Doctor of Philosophy (PhD)


Physics and Astronomy

Committee Chair/Advisor

Sean Brittain

Committee Member

Jeffrey Fung

Committee Member

Bradley Meyer

Committee Member

Chad Sosolik


Star and planet formation is intimately tied to the accretion of material from the environments in which they form. During the formation process, disks of gas and dust develop in young stellar objects through which material is facilitated to the star and forming planets. Theoretical models of these accretion processes invoke viscous spreading via hydrodynamics, as well as more complex interactions with magnetic fields be it from the stellar component or the formation environment in order to catalyze these mass flows. These accretion models predict various scenarios including magnetospheric accretion as well as supersonic accretion flows in the disk atmosphere which can be observed using high resolution optical and infrared spectroscopy.

In this dissertation, I report the results of my investigation of the accretion signatures of T Tauri (< 2 Msun), intermediate mass T Tauri (IMTT), and Herbig (> 2 Msun) systems. The Class I source, GV Tau, is located in the Taurus molecular cloud, and is a binary system of T Tauri stars that are embedded in a molecular envelope. Previous observations of GV Tau North have uncovered a rich spectrum containing many molecules which incorporate carbon, hydrogen, oxygen, and nitrogen. In the mid-infrared, these molecules contain low- and high-velocity red-shifted spectral components whose properties are consistent with MHD simulations of supersonic surface accretion flows in the disk atmosphere. Here I present the high resolution near-infrared iSHELL spectrum of GV Tau North and investigate the inferred properties of its protoplanetary disk using a curve of growth analysis alongside a synthetic spectral model of the system. The M-band spectrum reveals hundreds of absorption lines of fundamental 12CO, 13CO, and C18O transitions, as well as a nominal detection of the 12CO v=2-1 transitions. All of the CO isotopologues exhibit a red-shifted absorption feature that is convolved with at least three Doppler shifted components which have supersonic in-flow velocities. Results from our synthetic spectral model infer accretion rates for these red-shifted CO components on the order of 10-8 Msun yr-1 - in agreement with the rates inferred from the mid-infrared species. Coincidentally, a high-velocity blue-shifted component consistent with the properties of a molecular outflow is observed simultaneously in the fundamental 12CO. This is the first empirical evidence that the supersonic surface accretion flow observed in GV Tau N may be related to an MHD disk wind in the inner few au of the disk.

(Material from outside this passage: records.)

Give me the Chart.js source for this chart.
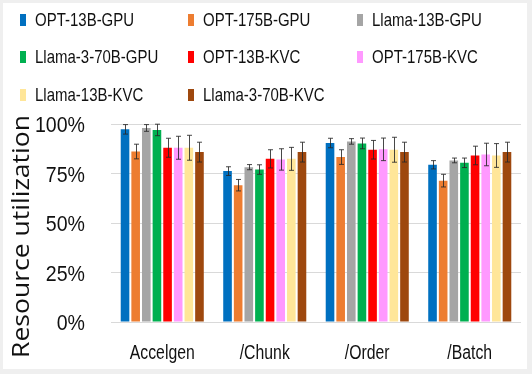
<!DOCTYPE html>
<html>
<head>
<meta charset="utf-8">
<script src="https://cdn.jsdelivr.net/npm/chart.js@4/dist/chart.umd.min.js"></script>
<style>
  body { margin: 0; background: #efefef; width: 532px; height: 374px; overflow: hidden; }
  #frame { position: absolute; left: 3px; top: 3px; width: 524px; height: 366px; background: #fff; }
  #myChart { position: absolute; left: 0; top: 0; }
  .item { position: absolute; height: 20px; font: 18.5px "Liberation Sans", sans-serif; color: #111; white-space: nowrap; }
  .item span.box { position: absolute; left: 0; top: 4px; width: 6px; height: 12px; }
  .item span.txt { position: absolute; left: 15px; top: -1px; line-height: 22px; transform: scaleX(0.81); transform-origin: left center; }
</style>
</head>
<body>
<div id="frame">
  <canvas id="myChart" width="524" height="366"></canvas>
</div>
<div id="legend"></div>
<script>
const categories = ['Accelgen', '/Chunk', '/Order', '/Batch']
const seriesNames = ['OPT-13B-GPU', 'OPT-175B-GPU', 'Llama-13B-GPU', 'Llama-3-70B-GPU',
    'OPT-13B-KVC', 'OPT-175B-KVC', 'Llama-13B-KVC', 'Llama-3-70B-KVC']
const colors = ['#0070C0', '#ED7D31', '#A5A5A5', '#00B050', '#FF0000', '#FF99FF', '#FFE699', '#9E480E']

// mean utilization (%) per category
const opt13bGpu = [97.3, 76.2, 90.4, 79.4]
const opt175bGpu = [86.1, 69.1, 83.3, 71.4]
const llama13bGpu = [98.0, 78.2, 91.2, 81.6]
const llama70bGpu = [97.0, 77.0, 90.2, 80.4]
const opt13bKvc = [88.0, 82.4, 87.0, 84.1]
const opt175bKvc = [88.0, 82.1, 87.2, 84.6]
const llama13bKvc = [88.0, 82.4, 87.0, 84.1]
const llama70bKvc = [85.8, 85.8, 85.8, 85.8]

// error bar half-widths (%)
const opt13bGpuErr = [2.4, 2.2, 2.4, 2.1]
const opt175bGpuErr = [3.7, 2.9, 3.7, 3.2]
const llama13bGpuErr = [1.7, 1.3, 1.4, 1.2]
const llama70bGpuErr = [2.9, 2.4, 2.7, 2.4]
const opt13bKvcErr = [4.8, 4.6, 4.7, 4.7]
const opt175bKvcErr = [5.8, 5.4, 5.7, 5.7]
const llama13bKvcErr = [6.3, 5.8, 6.3, 6.0]
const llama70bKvcErr = [5.0, 5.0, 5.0, 5.0]

const yTicks = [0, 25, 50, 75, 100]

const values = [opt13bGpu, opt175bGpu, llama13bGpu, llama70bGpu, opt13bKvc, opt175bKvc, llama13bKvc, llama70bKvc]
const errors = [opt13bGpuErr, opt175bGpuErr, llama13bGpuErr, llama70bGpuErr, opt13bKvcErr, opt175bKvcErr, llama13bKvcErr, llama70bKvcErr]

// legend in three columns, like the original
const legend = document.getElementById('legend')
const colX = [20, 188, 357]
const rowY = [10, 47, 85]
seriesNames.forEach((name, i) => {
    const el = document.createElement('div')
    el.className = 'item'
    el.style.left = colX[i % 3] + 'px'
    el.style.top = rowY[Math.floor(i / 3)] + 'px'
    el.innerHTML = '<span class="box" style="background:' + colors[i] + '"></span><span class="txt">' + name + '</span>'
    legend.appendChild(el)
})

const errorBars = {
    id: 'errorBars',
    afterDatasetsDraw(chart) {
        const ctx = chart.ctx
        const y = chart.scales.y
        ctx.save()
        ctx.strokeStyle = 'rgba(40,40,40,0.85)'
        ctx.lineWidth = 1
        chart.data.datasets.forEach((ds, i) => {
            chart.getDatasetMeta(i).data.forEach((bar, j) => {
                const v = ds.data[j], e = errors[i][j]
                const top = y.getPixelForValue(v + e)
                const bot = y.getPixelForValue(v - e)
                const x = Math.round(bar.x) + 0.5
                ctx.beginPath()
                ctx.moveTo(x, top); ctx.lineTo(x, bot)
                ctx.moveTo(x - 2.5, top); ctx.lineTo(x + 2.5, top)
                ctx.moveTo(x - 2.5, bot); ctx.lineTo(x + 2.5, bot)
                ctx.stroke()
            })
        })
        ctx.restore()
    }
}

// narrow (Calibri-like) tick labels: drawn at the scales' own tick positions
function narrowText(ctx, text, x, y, sx, align) {
    ctx.save()
    ctx.translate(x, y)
    ctx.scale(sx, 1)
    ctx.textAlign = align
    ctx.fillText(text, 0, 0)
    ctx.restore()
}

const tickLabels = {
    id: 'tickLabels',
    afterDraw(chart) {
        const ctx = chart.ctx
        const xs = chart.scales.x, ys = chart.scales.y
        ctx.save()
        ctx.fillStyle = '#111'
        ctx.textBaseline = 'alphabetic'
        ctx.font = '19.5px "Liberation Sans", sans-serif'
        chart.data.labels.forEach((lab, i) => {
            narrowText(ctx, lab, xs.getPixelForTick(i), chart.chartArea.bottom + 37, 0.81, 'center')
        })
        ctx.font = '22px "Liberation Sans", sans-serif'
        ys.ticks.forEach(t => {
            narrowText(ctx, t.value + '%', chart.chartArea.left - 26, ys.getPixelForValue(t.value) + 8, 0.89, 'right')
        })
        ctx.restore()
    }
}

const yTitle = {
    id: 'yTitle',
    afterDraw(chart) {
        const ctx = chart.ctx
        const text = 'Resource utilization'
        ctx.save()
        ctx.font = '23px "Open Sans", sans-serif'
        ctx.fillStyle = '#111'
        ctx.textAlign = 'center'
        ctx.textBaseline = 'middle'
        const w = ctx.measureText(text).width
        ctx.translate(19, 233.5)
        ctx.rotate(-Math.PI / 2)
        ctx.scale(243 / w, 1)
        ctx.fillText(text, 0, 0)
        ctx.restore()
    }
}

const data = {
    labels: categories,
    datasets: seriesNames.map((name, i) => ({
        label: name,
        data: values[i],
        backgroundColor: colors[i],
        borderWidth: 0,
        categoryPercentage: 0.83,
        barPercentage: 0.81
    }))
}

const config = {
    type: 'bar',
    data: data,
    options: {
        responsive: false,
        animation: false,
        layout: { padding: { left: 0, right: 6, top: 121, bottom: 0 } },
        plugins: { legend: { display: false }, tooltip: { enabled: false } },
        scales: {
            x: {
                grid: { display: false },
                border: { display: false },
                ticks: { display: false },
                afterFit(scale) { scale.height = 47 }
            },
            y: {
                min: 0,
                max: 100,
                afterBuildTicks(scale) { scale.ticks = yTicks.map(v => ({ value: v })) },
                grid: { color: '#d9d9d9', lineWidth: 1, drawTicks: false },
                border: { display: false },
                ticks: { display: false },
                afterFit(scale) { scale.width = 108 }
            }
        }
    },
    plugins: [errorBars, tickLabels, yTitle]
}

var chart = new Chart(document.getElementById('myChart'), config)
</script>
</body>
</html>
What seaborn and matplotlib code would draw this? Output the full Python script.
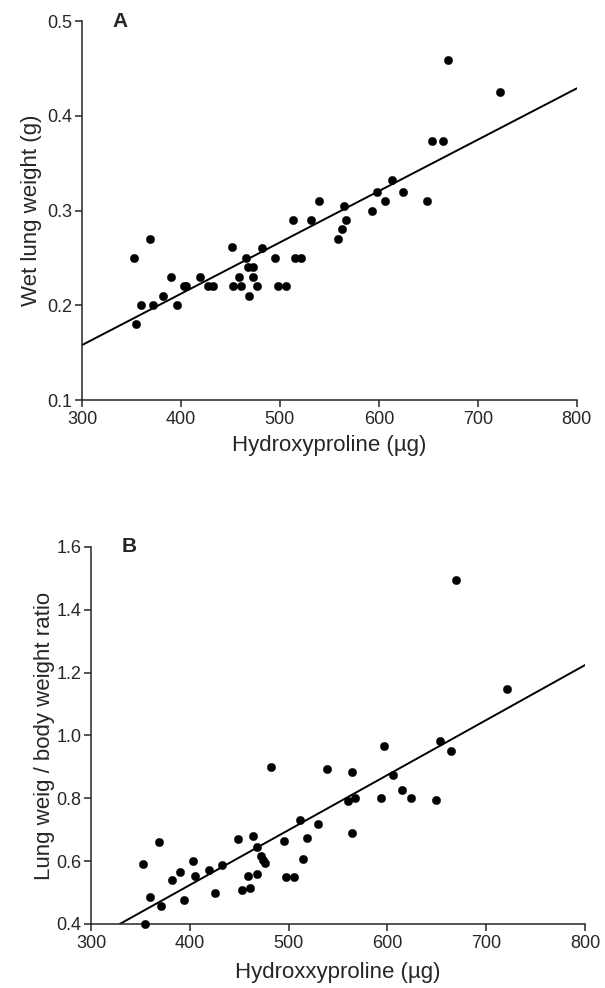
import seaborn as sns
import matplotlib.pyplot as plt
import pandas as pd

# panel A: hydroxyproline vs wet lung weight
hyp_a = [352.7, 355, 360, 369, 372, 382, 390, 396, 403, 405, 419.5, 427, 432,
         451.5, 453, 458.6, 460.5, 466, 468, 468.4, 473, 473, 477, 482, 495,
         497.7, 506, 513, 515, 521, 531.6, 539, 559, 563, 565, 567, 593, 598,
         606, 613, 624.6, 648.8, 654, 665, 670, 722]
wet_a = [0.25, 0.18, 0.20, 0.27, 0.20, 0.21, 0.23, 0.20, 0.22, 0.22, 0.23, 0.22,
         0.22, 0.262, 0.22, 0.23, 0.22, 0.25, 0.24, 0.21, 0.24, 0.23, 0.22, 0.26,
         0.25, 0.22, 0.22, 0.29, 0.25, 0.25, 0.29, 0.31, 0.27, 0.28, 0.305, 0.29,
         0.30, 0.32, 0.31, 0.332, 0.32, 0.31, 0.373, 0.373, 0.459, 0.425]

# panel B: hydroxyproline vs lung/body weight ratio
hyp_b = [352.6, 354.6, 360, 369, 371, 382.4, 390, 394, 403, 405, 419.7, 426,
         432.7, 449, 453, 459, 461.3, 463.7, 468, 468.4, 472, 474, 476.6, 482,
         495.4, 497, 505.6, 511.5, 514.3, 519, 530, 538.6, 560, 563.7, 564.5,
         567.7, 594, 596.3, 606, 614.4, 623.8, 649.7, 652.8, 664, 669.7, 721]
ratio_b = [0.592, 0.40, 0.487, 0.662, 0.458, 0.540, 0.566, 0.476, 0.60, 0.552,
           0.571, 0.50, 0.587, 0.670, 0.507, 0.554, 0.513, 0.681, 0.646, 0.560,
           0.617, 0.605, 0.594, 0.90, 0.665, 0.549, 0.549, 0.732, 0.608, 0.673,
           0.718, 0.894, 0.793, 0.884, 0.690, 0.801, 0.801, 0.966, 0.875, 0.828,
           0.801, 0.795, 0.983, 0.952, 1.494, 1.149]

# regression lines as drawn in the figure
fit_x = [300, 800]
fit_a = [0.158, 0.429]
fit_b = [0.349, 1.224]

x_ticks = [300, 400, 500, 600, 700, 800]
y_ticks_a = [0.1, 0.2, 0.3, 0.4, 0.5]
y_ticks_b = [0.4, 0.6, 0.8, 1.0, 1.2, 1.4, 1.6]

df_a = pd.DataFrame({'hyp': hyp_a, 'val': wet_a})
df_b = pd.DataFrame({'hyp': hyp_b, 'val': ratio_b})
line_a = pd.DataFrame({'hyp': fit_x, 'val': fit_a})
line_b = pd.DataFrame({'hyp': fit_x, 'val': fit_b})

sns.set_style("ticks")
plt.rcParams['font.family'] = ['Liberation Sans', 'DejaVu Sans']
plt.rcParams['axes.linewidth'] = 1.1
plt.rcParams['xtick.major.width'] = 1.1
plt.rcParams['ytick.major.width'] = 1.1
plt.rcParams['xtick.major.size'] = 5
plt.rcParams['ytick.major.size'] = 5
plt.rcParams['xtick.major.pad'] = 3
plt.rcParams['ytick.major.pad'] = 2

fig = plt.figure(figsize=(6.05, 9.88), dpi=100)
ax_a = fig.add_axes([0.1355, 0.5951, 0.818, 0.3836])
ax_b = fig.add_axes([0.1504, 0.0648, 0.8165, 0.3816])

panels = [
    (ax_a, df_a, line_a, y_ticks_a, (0.1, 0.5), 'Wet lung weight (g)',
     'Hydroxyproline (\u00b5g)', 'A', 5, 4),
    (ax_b, df_b, line_b, y_ticks_b, (0.4, 1.6), 'Lung weig / body weight ratio',
     'Hydroxxyproline (\u00b5g)', 'B', 7, 1),
]

for ax, df, line, yt, ylim, ylab, xlab, tag, xpad, ypad in panels:
    sns.lineplot(data=line, x='hyp', y='val', ax=ax, color='black', lw=1.4)
    sns.scatterplot(data=df, x='hyp', y='val', ax=ax, color='black', s=36,
                    edgecolor='black', linewidth=0.3, zorder=3, clip_on=False)
    ax.set_xlim(300, 800)
    ax.set_ylim(*ylim)
    ax.set_xticks(x_ticks)
    ax.set_xticklabels([str(t) for t in x_ticks], fontsize=13)
    ax.set_yticks(yt)
    ax.set_yticklabels(['{:.1f}'.format(t) for t in yt], fontsize=13)
    ax.set_xlabel(xlab, fontsize=16, labelpad=xpad)
    ax.set_ylabel(ylab, fontsize=16, labelpad=ypad)
    ax.text(0.077, 1.0, tag, transform=ax.transAxes, fontsize=15,
            fontweight='bold', ha='center', va='center')
    sns.despine(ax=ax)

plt.savefig('out.png', dpi=100)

In addition to the detailed analysis of the near-infrared spectrum of GV Tau N, a study of the accretion rates of IMTTSs and Herbig stars is presented. The results find that the median accretion rate of IMTTSs (1.1 x 10-8 Msun yr-1) is lower than that of Herbig stars (2.2 x 10-7 Msun yr-1) by roughly an order of magnitude. It is shown that the pre-main sequence evolution of intermediate mass stars, specifically the hardening of the far ultra-violet field as their pre-main sequence temperature increases, coincides with the trends observed in their accretion rates as they evolve across the HR-diagram. A consequence of this model of accretion in intermediate mass stars is the prediction of a large population of low or non-accreting post Herbig stars. A comparison of the population statistics of intermediate mass stars in the local neighborhood (d < 300 pc) suggests that hybrid and/or debris disks may represent the low or non-accreting phase of intermediate mass stars just as they evolve onto the main sequence.